The tribunal to probe Justice minister Wynter Kabimba started yesterday with irregularities. To start with, Kabimba is still working as government minister and went to the venue with the same pomp of a Zambian minister. He was being driven in his official vehicle. No one present saw it fit to ask him why he was still a minister even if some of the people to testify are his juniors at the ministry.
The petitioners’ lawyers were requested to attend a preparatory meeting yesterday just to discover that the actual tribunal had started sitting.
And to further intimidate the judges and petitioners, Minister of Tourism and Arts Sylvia Masebo, Vice-President Guy Scott’s wife Charlotte, Minister of Home Affairs Ngosa Simbyakula, Minister of Commerce, Trade and Industry Emmanuel Chenda, Deputy Minister of Agriculture and Livestock Luxson Kazabu and Deputy Minister of Community Development, Mother and Child Health Jean Kapata were present at the opening of the hearing.
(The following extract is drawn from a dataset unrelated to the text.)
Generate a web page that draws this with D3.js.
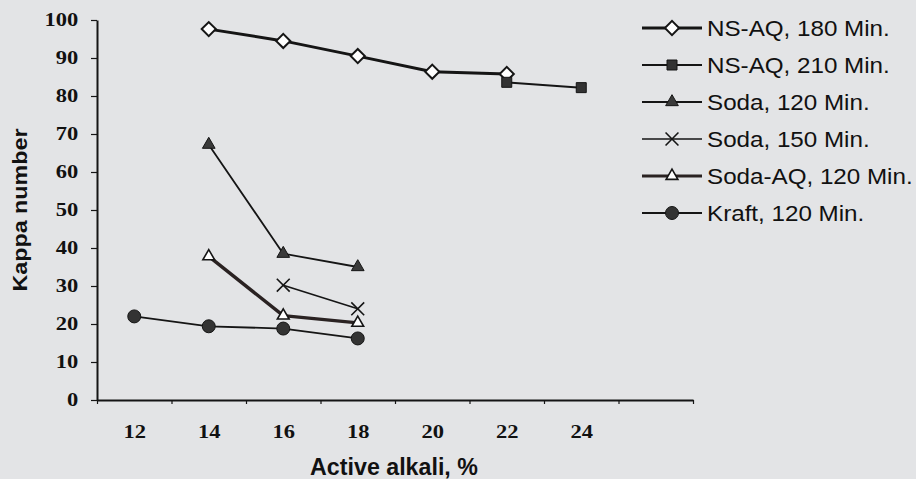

These people get huge salaries to work and were supposed to be in their offices working at the time they went to give solidarity to Kabimba.
We understand it was Masebo who orgnaised others to accompany her as she thought it would look awkward if she was the only one who turned up to ‘viva’ Kabimba.
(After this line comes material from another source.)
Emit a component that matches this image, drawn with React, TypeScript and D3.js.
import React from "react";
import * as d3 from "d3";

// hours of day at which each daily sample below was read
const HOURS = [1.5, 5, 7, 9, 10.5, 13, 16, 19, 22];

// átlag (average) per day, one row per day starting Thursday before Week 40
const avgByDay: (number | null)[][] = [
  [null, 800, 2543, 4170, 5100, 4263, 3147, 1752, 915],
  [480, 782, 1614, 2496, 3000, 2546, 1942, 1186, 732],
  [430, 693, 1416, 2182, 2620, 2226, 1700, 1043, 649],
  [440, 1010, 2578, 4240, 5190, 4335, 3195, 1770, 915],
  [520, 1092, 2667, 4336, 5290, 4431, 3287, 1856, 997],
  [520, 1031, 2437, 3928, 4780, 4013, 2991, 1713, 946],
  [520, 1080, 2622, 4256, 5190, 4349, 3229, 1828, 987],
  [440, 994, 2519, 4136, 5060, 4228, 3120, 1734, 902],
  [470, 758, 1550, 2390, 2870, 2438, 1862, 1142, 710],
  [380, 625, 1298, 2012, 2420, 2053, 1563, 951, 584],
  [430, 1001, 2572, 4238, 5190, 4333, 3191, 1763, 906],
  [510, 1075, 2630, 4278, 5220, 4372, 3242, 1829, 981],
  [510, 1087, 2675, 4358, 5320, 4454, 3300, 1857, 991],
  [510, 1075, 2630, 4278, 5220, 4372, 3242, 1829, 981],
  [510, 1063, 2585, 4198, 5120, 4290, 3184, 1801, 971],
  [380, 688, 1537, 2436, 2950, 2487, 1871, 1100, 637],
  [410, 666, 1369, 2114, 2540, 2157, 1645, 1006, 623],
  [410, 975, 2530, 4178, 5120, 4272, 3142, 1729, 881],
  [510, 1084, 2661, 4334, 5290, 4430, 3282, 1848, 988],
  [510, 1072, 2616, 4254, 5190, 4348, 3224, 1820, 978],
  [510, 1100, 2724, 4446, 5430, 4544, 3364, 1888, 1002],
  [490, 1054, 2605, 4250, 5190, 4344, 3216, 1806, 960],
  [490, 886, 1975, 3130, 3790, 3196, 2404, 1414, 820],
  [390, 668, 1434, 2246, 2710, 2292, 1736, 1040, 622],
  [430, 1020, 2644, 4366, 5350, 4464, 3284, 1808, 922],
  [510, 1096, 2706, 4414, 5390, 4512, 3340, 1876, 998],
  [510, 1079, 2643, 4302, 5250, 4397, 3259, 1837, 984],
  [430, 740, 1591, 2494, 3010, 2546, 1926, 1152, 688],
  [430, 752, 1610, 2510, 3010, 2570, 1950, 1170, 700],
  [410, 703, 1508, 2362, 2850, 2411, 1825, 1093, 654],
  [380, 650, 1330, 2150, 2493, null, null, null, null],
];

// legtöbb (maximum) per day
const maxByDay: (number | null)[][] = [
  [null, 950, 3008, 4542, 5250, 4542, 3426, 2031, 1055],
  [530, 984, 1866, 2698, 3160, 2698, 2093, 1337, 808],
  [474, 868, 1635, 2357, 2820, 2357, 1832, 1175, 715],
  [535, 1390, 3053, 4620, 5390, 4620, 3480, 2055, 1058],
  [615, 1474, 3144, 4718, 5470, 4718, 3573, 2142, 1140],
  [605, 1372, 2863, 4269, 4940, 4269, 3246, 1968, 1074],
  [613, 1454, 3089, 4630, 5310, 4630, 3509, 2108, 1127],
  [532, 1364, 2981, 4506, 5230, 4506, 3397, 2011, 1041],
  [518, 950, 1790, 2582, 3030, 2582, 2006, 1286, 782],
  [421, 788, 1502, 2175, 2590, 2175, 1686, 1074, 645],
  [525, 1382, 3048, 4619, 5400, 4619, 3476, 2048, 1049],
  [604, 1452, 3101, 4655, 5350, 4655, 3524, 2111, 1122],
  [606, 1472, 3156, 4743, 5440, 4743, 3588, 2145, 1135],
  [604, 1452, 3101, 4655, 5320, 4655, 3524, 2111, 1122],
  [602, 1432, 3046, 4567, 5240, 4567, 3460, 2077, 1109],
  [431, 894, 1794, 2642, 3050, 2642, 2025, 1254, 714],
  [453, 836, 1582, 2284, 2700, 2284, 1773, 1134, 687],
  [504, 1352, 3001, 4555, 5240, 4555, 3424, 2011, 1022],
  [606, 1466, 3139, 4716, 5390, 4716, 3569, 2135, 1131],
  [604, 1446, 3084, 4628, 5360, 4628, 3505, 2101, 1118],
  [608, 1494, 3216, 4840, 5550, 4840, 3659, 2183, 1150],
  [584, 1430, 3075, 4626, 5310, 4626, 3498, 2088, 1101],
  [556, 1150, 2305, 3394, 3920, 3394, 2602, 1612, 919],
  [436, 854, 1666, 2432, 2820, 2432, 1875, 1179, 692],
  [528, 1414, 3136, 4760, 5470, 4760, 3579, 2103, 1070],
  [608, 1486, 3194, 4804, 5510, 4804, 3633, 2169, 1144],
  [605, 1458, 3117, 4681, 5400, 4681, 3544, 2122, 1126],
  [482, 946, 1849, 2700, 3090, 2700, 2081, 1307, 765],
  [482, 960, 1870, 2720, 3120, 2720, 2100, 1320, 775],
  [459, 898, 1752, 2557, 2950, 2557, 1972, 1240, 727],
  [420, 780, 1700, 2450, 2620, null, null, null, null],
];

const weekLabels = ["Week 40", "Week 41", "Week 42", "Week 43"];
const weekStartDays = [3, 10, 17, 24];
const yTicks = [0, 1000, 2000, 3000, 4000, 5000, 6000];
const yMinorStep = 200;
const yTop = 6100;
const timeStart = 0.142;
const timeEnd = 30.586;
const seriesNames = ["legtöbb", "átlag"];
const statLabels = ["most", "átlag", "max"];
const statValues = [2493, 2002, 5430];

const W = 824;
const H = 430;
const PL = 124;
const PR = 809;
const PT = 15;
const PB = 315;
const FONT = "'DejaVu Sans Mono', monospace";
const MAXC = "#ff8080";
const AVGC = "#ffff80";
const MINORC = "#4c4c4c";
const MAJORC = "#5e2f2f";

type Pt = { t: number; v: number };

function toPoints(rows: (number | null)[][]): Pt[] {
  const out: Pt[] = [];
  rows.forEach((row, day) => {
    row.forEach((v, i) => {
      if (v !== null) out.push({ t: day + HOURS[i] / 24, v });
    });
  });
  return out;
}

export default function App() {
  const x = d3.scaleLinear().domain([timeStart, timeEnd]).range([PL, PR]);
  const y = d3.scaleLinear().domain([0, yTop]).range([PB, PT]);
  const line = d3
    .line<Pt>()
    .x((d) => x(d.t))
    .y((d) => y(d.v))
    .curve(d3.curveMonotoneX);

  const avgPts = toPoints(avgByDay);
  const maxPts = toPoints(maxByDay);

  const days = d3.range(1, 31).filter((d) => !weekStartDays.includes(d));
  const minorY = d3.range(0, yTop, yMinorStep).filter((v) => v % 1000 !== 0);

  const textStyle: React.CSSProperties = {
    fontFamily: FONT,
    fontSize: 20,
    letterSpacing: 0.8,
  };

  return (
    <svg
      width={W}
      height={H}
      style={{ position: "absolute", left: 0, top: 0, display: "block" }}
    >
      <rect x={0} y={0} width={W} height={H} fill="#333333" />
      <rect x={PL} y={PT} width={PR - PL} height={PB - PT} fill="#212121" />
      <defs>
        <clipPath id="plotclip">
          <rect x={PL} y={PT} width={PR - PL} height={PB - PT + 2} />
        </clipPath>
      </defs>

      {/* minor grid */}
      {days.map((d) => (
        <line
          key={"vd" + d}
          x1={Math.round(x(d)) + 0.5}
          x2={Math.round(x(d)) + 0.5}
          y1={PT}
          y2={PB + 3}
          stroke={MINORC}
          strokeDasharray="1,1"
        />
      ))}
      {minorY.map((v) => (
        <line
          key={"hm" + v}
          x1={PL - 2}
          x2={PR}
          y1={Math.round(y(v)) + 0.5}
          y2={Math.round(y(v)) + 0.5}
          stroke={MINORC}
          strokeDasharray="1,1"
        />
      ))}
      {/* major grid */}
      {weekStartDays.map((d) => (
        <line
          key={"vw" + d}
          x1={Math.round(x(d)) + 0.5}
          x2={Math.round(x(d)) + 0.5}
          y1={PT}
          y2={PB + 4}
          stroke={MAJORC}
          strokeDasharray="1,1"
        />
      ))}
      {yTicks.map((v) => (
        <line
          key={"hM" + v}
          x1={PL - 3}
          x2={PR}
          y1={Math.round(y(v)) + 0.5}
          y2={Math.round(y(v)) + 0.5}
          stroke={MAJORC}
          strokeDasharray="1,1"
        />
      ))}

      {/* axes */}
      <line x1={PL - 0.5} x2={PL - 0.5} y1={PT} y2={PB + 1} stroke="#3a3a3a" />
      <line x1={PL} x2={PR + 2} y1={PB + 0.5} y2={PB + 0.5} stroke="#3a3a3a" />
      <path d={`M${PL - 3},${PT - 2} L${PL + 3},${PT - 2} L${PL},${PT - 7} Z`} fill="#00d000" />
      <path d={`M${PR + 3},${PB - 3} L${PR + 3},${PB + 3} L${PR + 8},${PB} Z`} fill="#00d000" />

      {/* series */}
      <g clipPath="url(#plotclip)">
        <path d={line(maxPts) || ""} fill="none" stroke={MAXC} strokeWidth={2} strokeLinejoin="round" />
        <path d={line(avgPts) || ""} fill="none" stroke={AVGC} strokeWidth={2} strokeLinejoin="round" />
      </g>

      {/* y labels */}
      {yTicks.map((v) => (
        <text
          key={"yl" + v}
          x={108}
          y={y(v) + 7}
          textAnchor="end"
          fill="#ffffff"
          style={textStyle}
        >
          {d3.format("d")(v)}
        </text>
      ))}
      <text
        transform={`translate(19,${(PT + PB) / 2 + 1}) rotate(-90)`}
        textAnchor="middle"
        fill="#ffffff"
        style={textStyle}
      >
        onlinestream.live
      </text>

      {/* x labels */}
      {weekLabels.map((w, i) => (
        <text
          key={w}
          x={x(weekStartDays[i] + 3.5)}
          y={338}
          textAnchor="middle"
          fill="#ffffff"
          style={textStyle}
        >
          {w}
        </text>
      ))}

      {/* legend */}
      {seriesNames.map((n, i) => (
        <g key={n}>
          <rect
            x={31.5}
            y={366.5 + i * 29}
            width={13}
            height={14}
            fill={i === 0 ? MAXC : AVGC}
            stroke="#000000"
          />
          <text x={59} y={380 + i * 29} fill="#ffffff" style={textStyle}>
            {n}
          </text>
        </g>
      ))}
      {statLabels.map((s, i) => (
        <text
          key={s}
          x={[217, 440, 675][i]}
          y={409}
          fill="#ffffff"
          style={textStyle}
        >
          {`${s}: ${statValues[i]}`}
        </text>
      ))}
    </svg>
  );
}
The Tribunal has been given 45 days, inclusive of weekends from the time it was appointed on January 7, 2014, to conclude its work and submit the report.
Mr Mulusa and Mr Changala want the Tribunal to state whether or not Mr Kabimba abused his office by using Government information rendered by Solicitor General Musa Mwenye to allegedly block parliamentarians whose seats had been nullified by the Supreme Court for engaging in corrupt practices, from re-contesting their seats.
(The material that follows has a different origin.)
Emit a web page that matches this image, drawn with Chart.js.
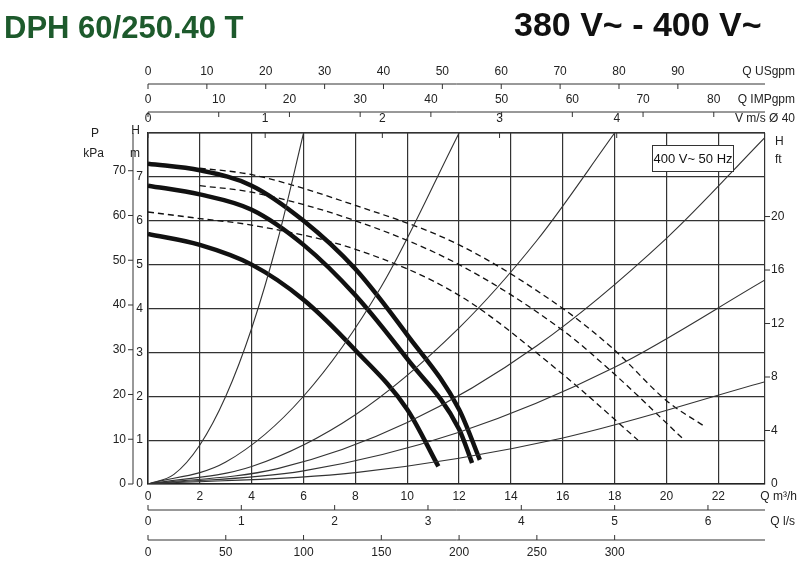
<!DOCTYPE html>
<html><head><meta charset="utf-8">
<script src="https://cdn.jsdelivr.net/npm/chart.js@4"></script>
<style>body{margin:0;background:#fff}#wrap{width:797px;height:570px;position:relative}</style>
</head><body><div id="wrap"><canvas id="pump"></canvas></div>
<script>
// pump curves, [Q m3/h, H m]
const solidHigh = [[0,7.3],[2,7.15],[4,6.8],[6,6.0],[8,4.9],[10,3.4],[12,1.7],[12.8,0.55]];
const solidMid = [[0,6.8],[2,6.6],[4,6.25],[6,5.45],[8,4.3],[10,2.85],[12,1.25],[12.5,0.48]];
const solidLow = [[0,5.7],[2,5.45],[4,5.0],[6,4.2],[8,3.05],[10,1.7],[11.2,0.4]];
const dashHigh = [[2,7.2],[4,7.05],[8,6.35],[12,5.45],[16,4.0],[18,3.05],[20,1.9],[21.5,1.3]];
const dashMid = [[2,6.8],[4,6.65],[8,6.0],[12,5.0],[16,3.5],[18,2.5],[20.6,1.05]];
const dashLow = [[0,6.2],[2,6.05],[4,5.9],[8,5.35],[12,4.3],[16,2.5],[18.9,1.0]];
// system curves
const sys1 = [[0,0],[1,0.22],[2,0.89],[3,2],[4,3.55],[5,5.55],[6,8]];
const sys2 = [[0,0],[3,0.5],[6,2],[9,4.5],[12,8]];
const sys3 = [[0,0],[4,0.4],[8,1.58],[12,3.56],[15,5.55],[18,8]];
const sys4 = [[0,0],[5,0.35],[10,1.4],[15,3.15],[20,5.6],[23.8,7.9]];
const sys5 = [[0,0],[6,0.3],[12,1.18],[18,2.66],[23.8,4.65]];
const sys6 = [[0,0],[8,0.26],[16,1.05],[23.8,2.33]];
// tick labels
const qTicks = [0,2,4,6,8,10,12,14,16,18,20,22];
const hTicks = [0,1,2,3,4,5,6,7];
const kpaTicks = [0,10,20,30,40,50,60,70];
const ftTicks = [4,8,12,16,20];
const usTicks = [0,10,20,30,40,50,60,70,80,90];
const impTicks = [0,10,20,30,40,50,60,70,80];
const velTicks = [0,1,2,3,4];
const lsTicks = [0,1,2,3,4,5,6];
const lminTicks = [0,50,100,150,200,250,300];

const pts = a => a.map(p => ({x:p[0], y:p[1]}));
const pumpSet = (d, dash) => ({data:pts(d), borderColor:'#111', borderWidth: dash?1.3:4.5,
  borderDash: dash?[6,4]:[], pointRadius:0, cubicInterpolationMode:'monotone', borderCapStyle:'butt'});
const sysSet = d => ({data:pts(d), borderColor:'#333', borderWidth:1.1, pointRadius:0, cubicInterpolationMode:'monotone'});

const F = '12px "Liberation Sans", Arial, sans-serif';
const extraAxes = {
  id:'extraAxes',
  afterDraw(chart){
    const c = chart.ctx, xs = chart.scales.x, ys = chart.scales.y, a = chart.chartArea;
    const X = v => xs.getPixelForValue(v), Y = v => ys.getPixelForValue(v);
    c.save(); c.fillStyle='#222'; c.strokeStyle='#333'; c.lineWidth=1; c.font=F;
    const hAxis = (ticks, f, lineY, labY, tickDir, name) => {
      c.beginPath(); c.moveTo(a.left,lineY); c.lineTo(a.right,lineY); c.stroke();
      c.textAlign='center'; c.textBaseline='middle';
      ticks.forEach(t=>{const px=X(t*f); c.beginPath(); c.moveTo(px,lineY); c.lineTo(px,lineY+tickDir*5); c.stroke(); c.fillText(String(t),px,labY);});
      if(name){c.textAlign='right'; c.fillText(name,a.right+30,labY);}
    };
    hAxis(usTicks,0.2271,84,72,1,'Q USgpm');
    hAxis(impTicks,0.2728,112,100,1,'Q IMPgpm');
    hAxis(velTicks,4.52,a.top,119,1,'V m/s Ø 40');
    hAxis(lsTicks,3.6,510,522,-1,'Q l/s');
    hAxis(lminTicks,0.06,540,553,-1,'');
    // main Q ticks
    c.textAlign='center';
    qTicks.forEach(t=>c.fillText(String(t),X(t),497));
    c.textAlign='right'; c.fillText('Q m³/h',a.right+32,497);
    // H
    c.textAlign='right';
    hTicks.forEach(t=>c.fillText(String(t),a.left-5,Y(t)));
    c.fillText('H',a.left-8,131); c.fillText('m',a.left-8,154);
    // kPa
    c.beginPath(); c.moveTo(133,a.top); c.lineTo(133,a.bottom); c.stroke();
    kpaTicks.forEach(t=>{const py=Y(t*0.102); c.beginPath(); c.moveTo(133,py); c.lineTo(128,py); c.stroke(); c.fillText(String(t),126,py);});
    c.fillText('P',99,134); c.fillText('kPa',104,154);
    // ft
    c.textAlign='left';
    ftTicks.forEach(t=>{const py=Y(t*0.3048); c.beginPath(); c.moveTo(a.right,py); c.lineTo(a.right+5,py); c.stroke(); c.fillText(String(t),a.right+6,py);});
    c.fillText('0',a.right+6,Y(0)); c.fillText('H',a.right+10,142); c.fillText('ft',a.right+10,160);
    // box
    c.fillStyle='#fff'; c.fillRect(652,145,82,27); c.strokeRect(652.5,145.5,81,26);
    c.fillStyle='#111'; c.textAlign='center'; c.font='13px "Liberation Sans", Arial, sans-serif';
    c.fillText('400 V~ 50 Hz',693,159);
    // titles
    c.textAlign='left'; c.textBaseline='alphabetic';
    c.fillStyle='#1d5a2c'; c.font='bold 31px "Liberation Sans Narrow", "Liberation Sans", sans-serif';
    c.fillText('DPH 60/250.40 T',4,38);
    c.fillStyle='#111'; c.font='bold 34px "Liberation Sans Narrow", "Liberation Sans", sans-serif';
    c.fillText('380 V~ - 400 V~',514,36);
    c.restore();
  }
};

new Chart(document.getElementById('pump'), {
  type:'line',
  data:{datasets:[sysSet(sys1),sysSet(sys2),sysSet(sys3),sysSet(sys4),sysSet(sys5),sysSet(sys6),
    pumpSet(dashHigh,true),pumpSet(dashMid,true),pumpSet(dashLow,true),
    pumpSet(solidHigh,false),pumpSet(solidMid,false),pumpSet(solidLow,false)]},
  options:{
    responsive:true, maintainAspectRatio:false, animation:false,
    layout:{padding:{left:148,right:32,top:133,bottom:86}},
    plugins:{legend:{display:false},tooltip:{enabled:false}},
    scales:{
      x:{type:'linear',min:0,max:23.8,ticks:{display:false,stepSize:2},
         grid:{color:'#333',lineWidth:1.2,drawTicks:false},border:{color:'#222',width:1.5}},
      y:{min:0,max:8,ticks:{display:false,stepSize:1},
         grid:{color:'#333',lineWidth:1.2,drawTicks:false},border:{color:'#222',width:1.5}}
    }
  },
  plugins:[extraAxes]
});
</script></body></html>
Addressing both parties when he opened the Tribunal yesterday, Mr Justice Hamaundu said the Tribunal would work within the terms of reference set out by Mr Mulusa and Mr Changala in their letter of December 24, 2013 and would refuse anything outside that.
Mr Justice Hamaundu said that was because the strength of the allegations and questions set out by the two petitioners in their letter was the foundation for the Tribunal.
Mr Justice Hamaundu said the Act under which the Tribunal was constituted did not specify the form in which investigations should take, but that they would be guided by the provisions of the Inquiries Act.
The terms of procedure would adopt section 13 of the Inquiries Act Chapter 41 of the Laws of Zambia.
Mr Justice Hamaundu reminded both parties that the Tribunal was not a court of law and as such, it would not be bound by the rules of evidence or by the rules of procedure.
Mr Justice Hamaundu said both parties would be at liberty to call any witness to testify.
He, however, said the summoning of any witness would be a prerogative of the Tribunal after a party sought its leave by stating the reasons why it wanted that person to be called.
He said no party would be allowed to seek attendance of any person by issuing a
subpoena under the ‘white book’.
Mr Justice Hamaundu further stated that due to the limited time for the inquiry, the complainants had been given five days (Monday, January 20 to Friday, January 24, 2014) to state their case while Mr Kabimba would respond from January 27 to January 31, 2014.
He said that would give the Tribunal time to review the evidence, prepare the report and submit it within the stipulated timeframe.
Mr Kabimba is represented by State Counsel, Bonaventure Mutale from Ellis and Company, Dr John Mulwila from Ituna Chambers, Willy Mubanga of Chilupe and Permanent Chambers, Robinson Malipenga of Malipenga and Company, A.D Mwansa of Mumba Associates, and Abraham Mwansa of AMC Associates.
Mr Mulusa and Mr Changala are represented by Makebi Zulu of Makebi Zulu Advocates.